Research Methods in Health and Human Development (HHD 512)

Instructor: Carmen Byker Shanks, PhD, RDN

Research Methods in Health and Human Development (HHD 512) prepares graduate students in the Department of Health and Human Development with tools to conduct research in their respective field. Students learn about various research methods by building their own graduate work, including preparing and presenting a research proposal. Through class time, readings, and assignments during this course, students develop and refine a researchable question, learn techniques to search for and interpret literature and integrate into evidence-based practice, distinguish between research designs, evaluate methodology for purpose, feasibility, validity, and reliability, propose a significant, feasible, valid, and reliable research project, and develop a variety of communication skills to translate research to various public audiences.

State of the Food Environment: Policy, Measurement, and Practice (SFBS 552)

Instructor: Selena Ahmed, PhD

How do consumers interact with the food environment? How does this vary based on geographic and demographic factors? What variables impact food environments? How do key food environment parameters of food availability, affordability, convenience, desirability, quality, and sustainability impact food security, dietary quality, and human wellbeing? What are ways to characterize natural and built food environments? How can we improve food environments for wellbeing?

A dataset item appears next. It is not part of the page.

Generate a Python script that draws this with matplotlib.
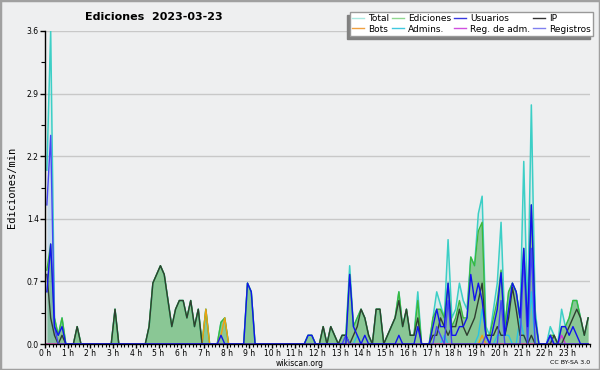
import numpy as np
import matplotlib
matplotlib.use('Agg')
import matplotlib.pyplot as plt
import matplotlib.lines as mlines
from matplotlib.patches import Rectangle
from matplotlib.ticker import FixedLocator, FixedFormatter, MultipleLocator

# 10-minute bins, 6 per hour (one row per hour)
total = [2.0, 3.6, 0.3, 0.1, 0.3, 0.0,
         0, 0, 0.2, 0, 0, 0,
         0, 0, 0, 0, 0, 0,
         0.4, 0, 0, 0, 0, 0,
         0, 0, 0, 0.2, 0.7, 0.8,
         0.9, 0.8, 0.5, 0.2, 0.4, 0.5,
         0.5, 0.3, 0.5, 0.2, 0.4, 0,
         0.4, 0, 0, 0, 0.25, 0.3,
         0, 0, 0, 0, 0, 0.7,
         0.6, 0, 0, 0, 0, 0,
         0, 0, 0, 0, 0, 0,
         0, 0, 0, 0.1, 0.1, 0,
         0, 0.2, 0, 0.2, 0.1, 0,
         0.1, 0.1, 0.9, 0.2, 0.3, 0.4,
         0.3, 0.1, 0, 0.4, 0.4, 0,
         0.1, 0.2, 0.3, 0.6, 0.2, 0.4,
         0.1, 0.1, 0.6, 0, 0, 0,
         0.3, 0.6, 0.45, 0.3, 1.2, 0.3,
         0.4, 0.7, 0.5, 0.4, 1.0, 0.9,
         1.5, 1.7, 0.2, 0.1, 0.4, 0.7,
         1.4, 0.2, 0.6, 0.7, 0.6, 0.3,
         2.1, 0.3, 2.75, 0.4, 0, 0,
         0, 0.2, 0.1, 0, 0.4, 0.2,
         0.3, 0.5, 0.5, 0.3, 0.1, 0.3]

ediciones = [0.85, 1.15, 0.3, 0.1, 0.3, 0,
             0, 0, 0.2, 0, 0, 0,
             0, 0, 0, 0, 0, 0,
             0.4, 0, 0, 0, 0, 0,
             0, 0, 0, 0.2, 0.7, 0.8,
             0.9, 0.8, 0.5, 0.2, 0.4, 0.5,
             0.5, 0.3, 0.5, 0.2, 0.4, 0,
             0.4, 0, 0, 0, 0.25, 0.3,
             0, 0, 0, 0, 0, 0.7,
             0.6, 0, 0, 0, 0, 0,
             0, 0, 0, 0, 0, 0,
             0, 0, 0, 0.1, 0.1, 0,
             0, 0.2, 0, 0.2, 0.1, 0,
             0.1, 0.1, 0.8, 0.2, 0.3, 0.4,
             0.3, 0.1, 0, 0.4, 0.4, 0,
             0.1, 0.2, 0.3, 0.6, 0.2, 0.4,
             0.1, 0.1, 0.5, 0, 0, 0,
             0.3, 0.4, 0.4, 0.3, 0.7, 0.2,
             0.3, 0.5, 0.3, 0.3, 1.0, 0.9,
             1.3, 1.4, 0.1, 0.1, 0.3, 0.5,
             0.85, 0.2, 0.6, 0.7, 0.6, 0.3,
             1.1, 0.2, 1.6, 0.3, 0, 0,
             0, 0.1, 0.1, 0, 0.2, 0.2,
             0.3, 0.5, 0.5, 0.3, 0.1, 0.3]

usuarios = [0.6, 1.15, 0.2, 0.1, 0.2, 0,
            0, 0, 0, 0, 0, 0,
            0, 0, 0, 0, 0, 0,
            0, 0, 0, 0, 0, 0,
            0, 0, 0, 0, 0, 0,
            0, 0, 0, 0, 0, 0,
            0, 0, 0, 0, 0, 0,
            0, 0, 0, 0, 0.1, 0,
            0, 0, 0, 0, 0, 0.7,
            0.6, 0, 0, 0, 0, 0,
            0, 0, 0, 0, 0, 0,
            0, 0, 0, 0.1, 0.1, 0,
            0, 0, 0, 0, 0, 0,
            0, 0, 0.8, 0.2, 0.1, 0,
            0.1, 0, 0, 0, 0, 0,
            0, 0, 0, 0.1, 0, 0,
            0, 0, 0.2, 0, 0, 0,
            0.2, 0.4, 0.2, 0.2, 0.7, 0.1,
            0.1, 0.2, 0.2, 0.3, 0.8, 0.5,
            0.7, 0.5, 0.1, 0, 0.2, 0.4,
            0.82, 0.1, 0.4, 0.7, 0.6, 0.3,
            1.1, 0.2, 1.6, 0.3, 0, 0,
            0, 0.1, 0, 0, 0.2, 0.2,
            0.1, 0.2, 0.1, 0, 0, 0]

ip = [0.8, 0.3, 0.1, 0, 0.1, 0,
      0, 0, 0.2, 0, 0, 0,
      0, 0, 0, 0, 0, 0,
      0.4, 0, 0, 0, 0, 0,
      0, 0, 0, 0.2, 0.7, 0.8,
      0.9, 0.8, 0.5, 0.2, 0.4, 0.5,
      0.5, 0.3, 0.5, 0.2, 0.4, 0,
      0, 0, 0, 0, 0, 0,
      0, 0, 0, 0, 0, 0,
      0, 0, 0, 0, 0, 0,
      0, 0, 0, 0, 0, 0,
      0, 0, 0, 0, 0, 0,
      0, 0.2, 0, 0.2, 0.1, 0,
      0.1, 0.1, 0, 0.1, 0.2, 0.4,
      0.3, 0.1, 0, 0.4, 0.4, 0,
      0.1, 0.2, 0.3, 0.5, 0.2, 0.4,
      0.1, 0.1, 0.3, 0, 0, 0,
      0.1, 0.1, 0.3, 0.2, 0.1, 0.2,
      0.2, 0.4, 0.2, 0.1, 0.2, 0.3,
      0.5, 0.7, 0.1, 0.1, 0.1, 0.2,
      0.1, 0.1, 0.3, 0.65, 0.4, 0.1,
      0.1, 0, 0.1, 0, 0, 0,
      0, 0, 0.1, 0, 0, 0.1,
      0.2, 0.3, 0.4, 0.3, 0.1, 0.3]

registros = [0] * 144
for k, v in {0: 1.6, 1: 2.4, 2: 0.2, 79: 0.1, 103: 0.2, 104: 0.1, 106: 0.5,
             116: 0.1, 120: 0.5, 126: 1.0, 128: 1.1, 133: 0.1}.items():
    registros[k] = v

bots = [0] * 144
for k, v in {42: 0.4, 46: 0.1, 47: 0.3, 115: 0.1}.items():
    bots[k] = v

admins = [0] * 144
for k, v in {82: 0.1, 105: 0.1, 114: 0.1, 115: 0.4, 116: 0.1, 119: 0.1,
             120: 0.1, 121: 0.1, 122: 0.1, 125: 0.3, 126: 0.1, 128: 0.6}.items():
    admins[k] = v

reg_adm = [0] * 144
reg_adm[136] = 0.1

hour_labels = ['%d h' % h for h in range(24)]
ytick_vals = [0, 0.72, 1.44, 2.16, 2.88, 3.6]
ytick_labels = ['0.0', '0.7', '1.4', '2.2', '2.9', '3.6']

x = (np.arange(144) + 0.5) / 6.0

bg = '#eeeff0'
fig = plt.figure(figsize=(6, 3.7), dpi=100, facecolor=bg)
ax = fig.add_axes([45/600, 26/370, 545/600, 313/370])
ax.set_facecolor(bg)

# areas
ax.fill_between(x, total, color='#40d0c8', alpha=0.13, lw=0)
ax.fill_between(x, ediciones, color='#2e9e2e', alpha=0.45, lw=0)
ax.fill_between(x, registros, color='#5070ff', alpha=0.12, lw=0)

# lines
ax.plot(x, total, color='#3ccfc6', lw=1.1)
ax.plot(x, ediciones, color='#3cb83c', lw=1.0)
ax.plot(x, admins, color='#28c4e4', lw=1.0)
ax.plot(x, bots, color='#f0a010', lw=1.0)
ax.plot(x, reg_adm, color='#d030e0', lw=1.0)
ax.plot(x, ip, color='#2f3f30', lw=1.0)
ax.plot(x, registros, color='#4646f4', lw=1.0)
ax.plot(x, usuarios, color='#1212ee', lw=1.0)

ax.set_xlim(0, 24)
ax.set_ylim(0, 3.6)
ax.xaxis.set_major_locator(FixedLocator(range(24)))
ax.xaxis.set_major_formatter(FixedFormatter(hour_labels))
ax.xaxis.set_minor_locator(MultipleLocator(1/6))
ax.yaxis.set_major_locator(FixedLocator(ytick_vals))
ax.yaxis.set_major_formatter(FixedFormatter(ytick_labels))
ax.yaxis.set_minor_locator(FixedLocator([0.36, 1.08, 1.8, 2.52, 3.24]))
ax.tick_params(axis='x', which='major', length=3, width=1, pad=0.5, labelsize=5.5)
ax.tick_params(axis='x', which='minor', length=2.5, width=0.8)
ax.tick_params(axis='y', which='major', length=3.5, width=1, pad=1, labelsize=5.5)
ax.tick_params(axis='y', which='minor', length=3, width=0.8)
ax.grid(axis='y', which='major', color='#c8c8c8', lw=1)
ax.set_axisbelow(True)
for s in ['top', 'right']:
    ax.spines[s].set_visible(False)
ax.spines['left'].set_linewidth(1)
ax.spines['bottom'].set_linewidth(1)

ax.set_ylabel('Ediciones/min', family='DejaVu Sans Mono', fontsize=7.5, labelpad=7)
fig.text(154/600, 1 - 17/370, 'Ediciones  2023-03-23', ha='center', va='center',
         fontsize=8, fontweight='bold')
fig.text(300/600, 1 - 363/370, 'wikiscan.org', ha='center', va='center', fontsize=5.5)
fig.text(590/600, 1 - 363/370, 'CC BY-SA 3.0', ha='right', va='center', fontsize=4.5)

# legend
names = ['Total', 'Bots', 'Ediciones', 'Admins.', 'Usuarios', 'Reg. de adm.', 'IP', 'Registros']
cols = ['#a8e8e0', '#f0a040', '#90d890', '#40c8e0', '#3838e0', '#d050e0', '#333333', '#8080f0']
handles = [mlines.Line2D([], [], color=c, lw=1, label=n) for n, c in zip(names, cols)]
leg = fig.legend(handles=handles, ncol=4, loc='upper right',
                 bbox_to_anchor=(593/600, 1 - 12/370), bbox_transform=fig.transFigure,
                 fontsize=6.5, frameon=True, fancybox=False, edgecolor='#999999',
                 framealpha=1, borderpad=0.25, handlelength=1.3, handletextpad=0.45,
                 columnspacing=0.35, labelspacing=0.15, borderaxespad=0)
leg.get_frame().set_linewidth(1)
leg.set_zorder(5)
fig.canvas.draw()
bb = leg.get_window_extent()
fig.patches.append(Rectangle(((bb.x0 - 3) / 600, (bb.y0 - 3) / 370), bb.width / 600, bb.height / 370,
                             transform=fig.transFigure, color='#808080', zorder=4))
fig.patches.append(Rectangle((0, 0), 1, 1, transform=fig.transFigure, fill=False,
                             edgecolor='#a0a0a0', lw=2.5, zorder=10))

fig.savefig('out.png', dpi=100, facecolor=bg)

In this five-module online course, we will examine these questions within the frameworks of socio-ecological theory and sustainable food systems. This course will start with an overview of the food environment including a typology for understanding natural and built food environments. We will examine the role of the food environment within food systems for supporting sustainable diets and planetary health. In doing so, we will focus on the key food environment parameters of food availability, affordability, convenience, desirability, quality, and sustainability. In Module 2, we will focus on environmental and production factors influencing parameters of the food environment. In Module 3 we will focus on economic and food chain factors associated with the food environment. In Module 4, we will focus on socio-cultural factors associated with the food environment. In the last module of this course, we will focus on human health factors associated with the food environment. Along the way, we will apply various metrics to evaluate food environments. Our analysis will focus on critical policies that influence the food environment. Ultimately, we will integrate our socio-ecological understanding of natural and built food environments to design and implement strategies, interventions, and programs to improve food environments to meet current and future societal needs. This course will culminate in the student evaluation of a food environment and design of a food environment intervention to more effectively manage challenges in our food system.